Render the material again word for word, skipping the pictures in it.
====== Data section
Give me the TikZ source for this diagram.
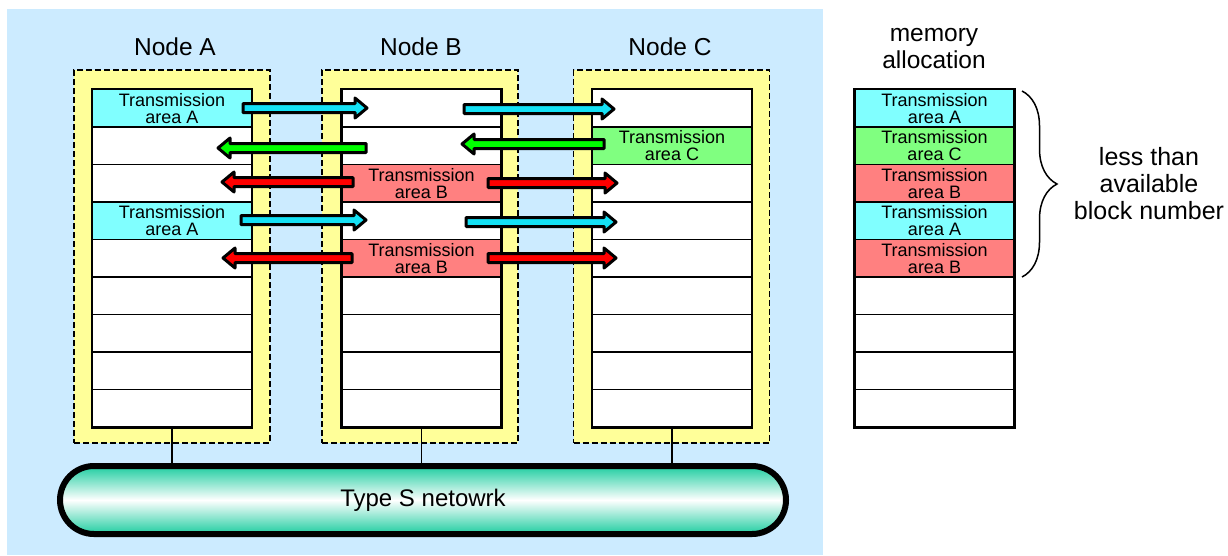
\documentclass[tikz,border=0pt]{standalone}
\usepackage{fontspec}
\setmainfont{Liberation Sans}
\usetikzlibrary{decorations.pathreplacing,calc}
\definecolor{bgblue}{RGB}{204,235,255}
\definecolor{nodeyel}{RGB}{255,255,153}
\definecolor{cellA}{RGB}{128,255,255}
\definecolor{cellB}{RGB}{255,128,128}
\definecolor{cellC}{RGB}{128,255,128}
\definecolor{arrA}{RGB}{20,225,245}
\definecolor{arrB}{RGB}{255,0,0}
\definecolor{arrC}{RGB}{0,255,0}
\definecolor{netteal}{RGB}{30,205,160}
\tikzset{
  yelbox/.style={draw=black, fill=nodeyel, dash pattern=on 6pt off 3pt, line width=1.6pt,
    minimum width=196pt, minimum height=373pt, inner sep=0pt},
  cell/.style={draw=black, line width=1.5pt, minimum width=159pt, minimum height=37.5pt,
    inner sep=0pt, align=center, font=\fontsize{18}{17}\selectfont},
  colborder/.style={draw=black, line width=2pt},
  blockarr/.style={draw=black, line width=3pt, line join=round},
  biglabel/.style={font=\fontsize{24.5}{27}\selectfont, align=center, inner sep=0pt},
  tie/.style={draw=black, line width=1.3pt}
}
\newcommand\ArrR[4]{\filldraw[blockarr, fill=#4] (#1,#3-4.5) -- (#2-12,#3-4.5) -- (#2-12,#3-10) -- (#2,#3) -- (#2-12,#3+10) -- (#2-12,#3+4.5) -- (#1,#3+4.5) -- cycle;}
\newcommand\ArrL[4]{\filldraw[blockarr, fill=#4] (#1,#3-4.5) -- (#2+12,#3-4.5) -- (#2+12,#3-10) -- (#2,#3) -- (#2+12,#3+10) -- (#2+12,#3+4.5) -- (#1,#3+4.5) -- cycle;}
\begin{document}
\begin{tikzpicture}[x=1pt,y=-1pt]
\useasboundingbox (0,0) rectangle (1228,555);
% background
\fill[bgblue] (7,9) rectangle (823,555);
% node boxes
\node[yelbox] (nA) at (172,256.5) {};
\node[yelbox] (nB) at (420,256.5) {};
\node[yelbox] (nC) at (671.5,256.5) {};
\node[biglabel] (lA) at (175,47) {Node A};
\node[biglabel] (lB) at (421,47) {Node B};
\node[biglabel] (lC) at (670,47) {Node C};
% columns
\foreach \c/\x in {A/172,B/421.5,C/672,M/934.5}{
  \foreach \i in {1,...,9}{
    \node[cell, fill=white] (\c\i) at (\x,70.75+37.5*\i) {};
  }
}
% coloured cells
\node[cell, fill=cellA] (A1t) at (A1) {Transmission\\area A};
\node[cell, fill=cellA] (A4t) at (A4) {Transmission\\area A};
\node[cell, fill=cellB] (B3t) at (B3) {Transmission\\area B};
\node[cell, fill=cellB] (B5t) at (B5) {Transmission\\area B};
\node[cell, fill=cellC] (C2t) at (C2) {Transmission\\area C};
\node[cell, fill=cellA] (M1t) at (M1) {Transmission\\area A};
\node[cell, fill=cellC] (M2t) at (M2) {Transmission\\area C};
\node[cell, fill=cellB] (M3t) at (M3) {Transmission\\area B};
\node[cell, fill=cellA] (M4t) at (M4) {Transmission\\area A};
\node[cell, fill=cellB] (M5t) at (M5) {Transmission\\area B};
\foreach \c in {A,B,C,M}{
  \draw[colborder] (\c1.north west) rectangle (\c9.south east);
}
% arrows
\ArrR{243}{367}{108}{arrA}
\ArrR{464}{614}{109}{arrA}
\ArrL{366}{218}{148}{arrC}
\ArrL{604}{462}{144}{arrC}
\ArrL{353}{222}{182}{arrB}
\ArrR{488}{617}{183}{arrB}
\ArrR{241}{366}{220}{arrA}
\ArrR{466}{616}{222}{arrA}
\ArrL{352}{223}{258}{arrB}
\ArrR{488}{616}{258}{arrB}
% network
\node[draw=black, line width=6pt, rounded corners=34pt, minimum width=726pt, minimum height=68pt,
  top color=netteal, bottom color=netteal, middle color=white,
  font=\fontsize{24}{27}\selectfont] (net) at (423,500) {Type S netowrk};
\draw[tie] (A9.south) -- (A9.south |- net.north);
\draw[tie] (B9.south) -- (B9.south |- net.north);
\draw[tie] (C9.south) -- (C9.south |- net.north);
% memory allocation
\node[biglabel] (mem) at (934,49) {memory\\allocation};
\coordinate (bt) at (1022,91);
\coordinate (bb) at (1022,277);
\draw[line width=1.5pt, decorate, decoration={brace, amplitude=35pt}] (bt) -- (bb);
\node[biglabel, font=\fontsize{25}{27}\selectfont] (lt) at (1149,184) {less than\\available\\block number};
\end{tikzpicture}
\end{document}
============
=== Correct output ===
Give me the TikZ source for this diagram.
\documentclass[tikz,border=0pt]{standalone}
\usepackage{fontspec}
\setmainfont{Liberation Sans}
\usetikzlibrary{decorations.pathreplacing,calc}
\definecolor{bgblue}{RGB}{204,235,255}
\definecolor{nodeyel}{RGB}{255,255,153}
\definecolor{cellA}{RGB}{128,255,255}
\definecolor{cellB}{RGB}{255,128,128}
\definecolor{cellC}{RGB}{128,255,128}
\definecolor{arrA}{RGB}{20,225,245}
\definecolor{arrB}{RGB}{255,0,0}
\definecolor{arrC}{RGB}{0,255,0}
\definecolor{netteal}{RGB}{30,205,160}
\tikzset{
  yelbox/.style={draw=black, fill=nodeyel, dash pattern=on 6pt off 3pt, line width=1.6pt,
    minimum width=196pt, minimum height=373pt, inner sep=0pt},
  cell/.style={draw=black, line width=1.5pt, minimum width=159pt, minimum height=37.5pt,
    inner sep=0pt, align=center, font=\fontsize{18}{17}\selectfont},
  colborder/.style={draw=black, line width=2pt},
  blockarr/.style={draw=black, line width=3pt, line join=round},
  biglabel/.style={font=\fontsize{24.5}{27}\selectfont, align=center, inner sep=0pt},
  tie/.style={draw=black, line width=1.3pt}
}
\newcommand\ArrR[4]{\filldraw[blockarr, fill=#4] (#1,#3-4.5) -- (#2-12,#3-4.5) -- (#2-12,#3-10) -- (#2,#3) -- (#2-12,#3+10) -- (#2-12,#3+4.5) -- (#1,#3+4.5) -- cycle;}
\newcommand\ArrL[4]{\filldraw[blockarr, fill=#4] (#1,#3-4.5) -- (#2+12,#3-4.5) -- (#2+12,#3-10) -- (#2,#3) -- (#2+12,#3+10) -- (#2+12,#3+4.5) -- (#1,#3+4.5) -- cycle;}
\begin{document}
\begin{tikzpicture}[x=1pt,y=-1pt]
\useasboundingbox (0,0) rectangle (1228,555);
% background
\fill[bgblue] (7,9) rectangle (823,555);
% node boxes
\node[yelbox] (nA) at (172,256.5) {};
\node[yelbox] (nB) at (420,256.5) {};
\node[yelbox] (nC) at (671.5,256.5) {};
\node[biglabel] (lA) at (175,47) {Node A};
\node[biglabel] (lB) at (421,47) {Node B};
\node[biglabel] (lC) at (670,47) {Node C};
% columns
\foreach \c/\x in {A/172,B/421.5,C/672,M/934.5}{
  \foreach \i in {1,...,9}{
    \node[cell, fill=white] (\c\i) at (\x,70.75+37.5*\i) {};
  }
}
% coloured cells
\node[cell, fill=cellA] (A1t) at (A1) {Transmission\\area A};
\node[cell, fill=cellA] (A4t) at (A4) {Transmission\\area A};
\node[cell, fill=cellB] (B3t) at (B3) {Transmission\\area B};
\node[cell, fill=cellB] (B5t) at (B5) {Transmission\\area B};
\node[cell, fill=cellC] (C2t) at (C2) {Transmission\\area C};
\node[cell, fill=cellA] (M1t) at (M1) {Transmission\\area A};
\node[cell, fill=cellC] (M2t) at (M2) {Transmission\\area C};
\node[cell, fill=cellB] (M3t) at (M3) {Transmission\\area B};
\node[cell, fill=cellA] (M4t) at (M4) {Transmission\\area A};
\node[cell, fill=cellB] (M5t) at (M5) {Transmission\\area B};
\foreach \c in {A,B,C,M}{
  \draw[colborder] (\c1.north west) rectangle (\c9.south east);
}
% arrows
\ArrR{243}{367}{108}{arrA}
\ArrR{464}{614}{109}{arrA}
\ArrL{366}{218}{148}{arrC}
\ArrL{604}{462}{144}{arrC}
\ArrL{353}{222}{182}{arrB}
\ArrR{488}{617}{183}{arrB}
\ArrR{241}{366}{220}{arrA}
\ArrR{466}{616}{222}{arrA}
\ArrL{352}{223}{258}{arrB}
\ArrR{488}{616}{258}{arrB}
% network
\node[draw=black, line width=6pt, rounded corners=34pt, minimum width=726pt, minimum height=68pt,
  top color=netteal, bottom color=netteal, middle color=white,
  font=\fontsize{24}{27}\selectfont] (net) at (423,500) {Type S netowrk};
\draw[tie] (A9.south) -- (A9.south |- net.north);
\draw[tie] (B9.south) -- (B9.south |- net.north);
\draw[tie] (C9.south) -- (C9.south |- net.north);
% memory allocation
\node[biglabel] (mem) at (934,49) {memory\\allocation};
\coordinate (bt) at (1022,91);
\coordinate (bb) at (1022,277);
\draw[line width=1.5pt, decorate, decoration={brace, amplitude=35pt}] (bt) -- (bb);
\node[biglabel, font=\fontsize{25}{27}\selectfont] (lt) at (1149,184) {less than\\available\\block number};
\end{tikzpicture}
\end{document}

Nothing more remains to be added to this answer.